La chanteuse Shirley Manson a cité Roxy Music comme la muse du groupe pour No Gods No Masters, mais Depeche Mode est un analogue plus évident, en particulier sur « Godhead », qui comporte un riff de guitare sinueux, façon Martin Gore et évoque également la courte période glam de Marilyn Manson, tout comme « Anonymous XXX », un pastiche de percussions d’inspiration latine, de brefs éclats de guitare acoustique, et de synthés criards. La chanson titre et « Flipping the Bird » démontrent le talent de Garbage pour la pop, cette dernière évoquant la fusion post-punk et synth-pop de New Order avec un refrain propulsif qui leur est propre.

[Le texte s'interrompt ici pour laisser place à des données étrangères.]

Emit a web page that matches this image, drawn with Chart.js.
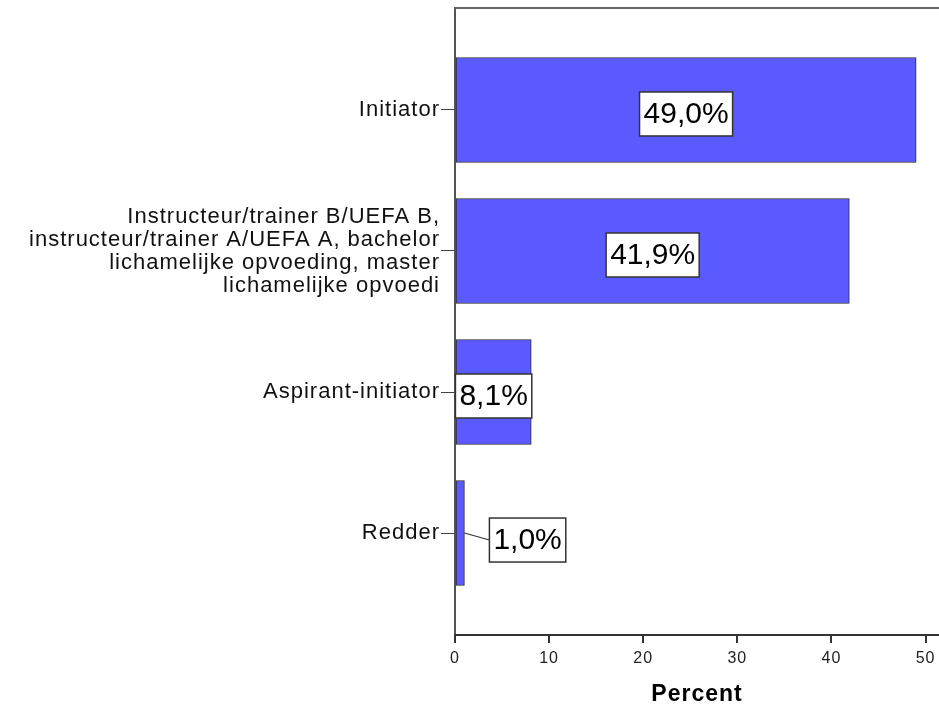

Les comparaisons avec Beautiful Garbage, sorti en 2001, sont également inévitables, mais les chansons de No Gods No Masters sont plus âpres, plus furieuses, et exploitent spécifiquement le tumulte personnel et social de ces dernières années. Le capitalisme, la misogynie et la suprématie blanche sont autant de sujets de mépris pour Manson, même si ses évaluations sont parfois trop littérales ou reposent sur des dichotomies faciles entre le bien et le mal. « Elle sourit aux feux d’artifice qui illuminent le ciel tandis que des garçons noirs se font tirer dans le dos, ont-ils été pris en train de faire du vélo ou sont-ils coupables d’avoir marché seuls ? » (Smiling at fireworks that light all the skies up/While black boys get shot in the back/Were they caught riding their bike?/Or guilty of walking alone?) se demande-t-elle dans « Waiting for God », et elle semble croire aux divisions entre les sexes simplifiées à l’extrême dans « The Men Who Rule the World », alors que les démagogues détruisent l’idée que la bigoterie et la corruption sont l’apanage de la gent masculine.
Pourtant, les observations sociopolitiques de Manson résonnent lorsqu’elles sont formulées en termes plus opaques ou plus ambigus, comme sur l’inquiétante « A Woman Destroyed ». Et la musique du groupe semble plus fraîche lorsqu’elle s’aventure dans les recoins étranges et sombres de la pop industrielle qu’il a explorée de manière plus approfondie sur Strange Little Birds. « This City Will Kill You » est une ballade orchestrale pesante, un thème de James Bond qui met en valeur le côté plus doux et la gamme supérieure de la voix polyvalente de Manson, tandis que le sujet plutôt direct de « Waiting for God » se voit conférer un contexte d’un autre monde grâce à des claviers fantomatiques et une batterie régulière et méthodique qui ponctue les récits familiers d’injustice raciale de la chanson.
Des chansons comme celles-ci ainsi que « The Creeps », un rocker frénétique dans lequel Manson se souvient d’avoir trouvé un poster de Garbage dans une boîte à rabais le jour même où elle a appris qu’Interscope Records l’avait abandonnée en tant qu’artiste solo, montrent clairement que le groupe a encore quelque chose à dire sur l’état du monde. No Gods No Masters souffre d’un peu trop d’idées et d’excursions stylistiques, mais dans un secteur où l’immobilisme est synonyme de mort certaine, son approche éclectique témoigne du refus de Garbage de simplement exploiter le même terrain sonore encore et encore pour un profit facile.